Fort Smith water bills might be higher since new meters were installed, but that’s because usage is now being properly read, city officials say.
Prior to new water meters being installed, beginning in 2017, on average, 85% of water passing through the meters was recorded, said Carl Geffken, Fort Smith city administrator. The new meters are reading all the water going through the meters, according to Deputy Director of Services Jimmie Johnson.
This can make a change in a customer’s water bill in that the full amount of water they are using is now being reported, Geffken said.
Two residents addressed the city’s Board of Directors during a town hall meeting following the regular board meeting March 5, saying the new meters installed by the city were either inaccurately reading water usage or had caused leaks that were reflected on their utility statements. City personnel refuted those claims.
The 15% of undocumented water now being documented and charged for could result in a higher bill for some users whose water usage was not being properly documented, Geffken said.
Higher water bills are not the result of a rate increase. The last water rate increase was in 2011 and the last sewer rate increase was in 2017, Geffken said. The new meters that properly record the amount of water being used by residential customers is helping the city. Now water isn’t being distributed without city reimbursement.
Some of the city’s water meters have not been replaced in 40 years, Geffken said. Meters have an about a 10 year life expectancy, Johnson said. Beginning in 2017, the city started replacing all residential meters in the city. About 23,000 meters have been replaced so far. The remaining approximate 13,000 will be replaced by the end of the year.
“The idea is that we will then start a system that allows for gradual replacement and hopefully all meters will be replaced within 10 to 12 years,” Geffken said.

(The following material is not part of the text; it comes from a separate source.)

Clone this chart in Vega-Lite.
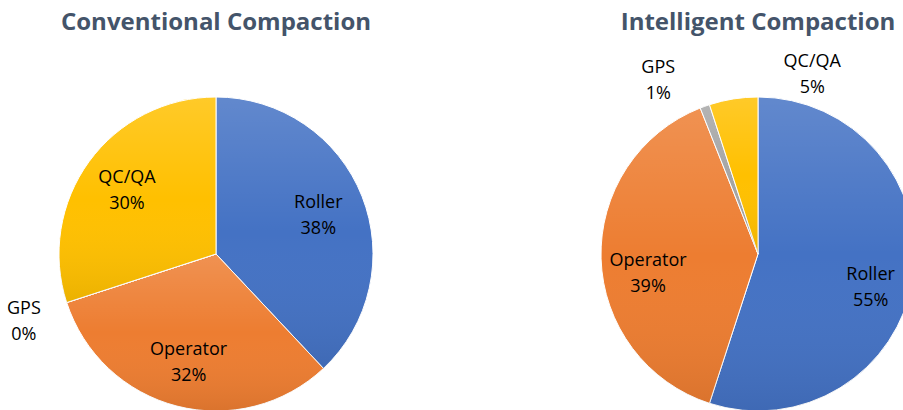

Though the new meters mean the city will run its water system more efficiently, city officials understand that higher water bills are not popular. According to Geffken, there are basically three reasons for a higher bill:
• There is a leak;
• More accurate reading shows there is greater water usage than what was originally being reported; and
• The billing period changed.
Some bills in December were for 28 to 30 days or even less, while due to a new billing system, some bills for January jumped to 44 days
“We do understand it is frustrating. We do understand the course of transferring over to a new system has been trying for some of our customers,” Geffken said.
The city is trying to help alleviate some of these pains in a couple of ways. The city has replaced new meters if a customer believes their newly installed meter is the cause of the bill increase and has requested it to be changed. To date, 20 new meters have been installed. None of those meters have been shown to be defected or not reading properly, Johnson said. However, one meter did have debris in it, which was affecting the reading process, and one meter was installed backward, which thus showed extreme usage at that site.
A 5/8” meter, which the new meters are, cost $67 and the electronic Read Transmitter (ERT) used with each new meter cost $64, Johnson said. No customer has been responsible for that cost even if they ask for the meter to be replaced, he added.
The city also will adjust a bill if a leak is found on the customer’s side of the meter. If a customer brings in a receipt for parts used to fix a leak or from a plumber who fixed the leak, the city will look back at records to determine the days the leak was shown and adjust the bill for that period, Johnson said. This has been a long standing city policy with respect to water leaks, he added.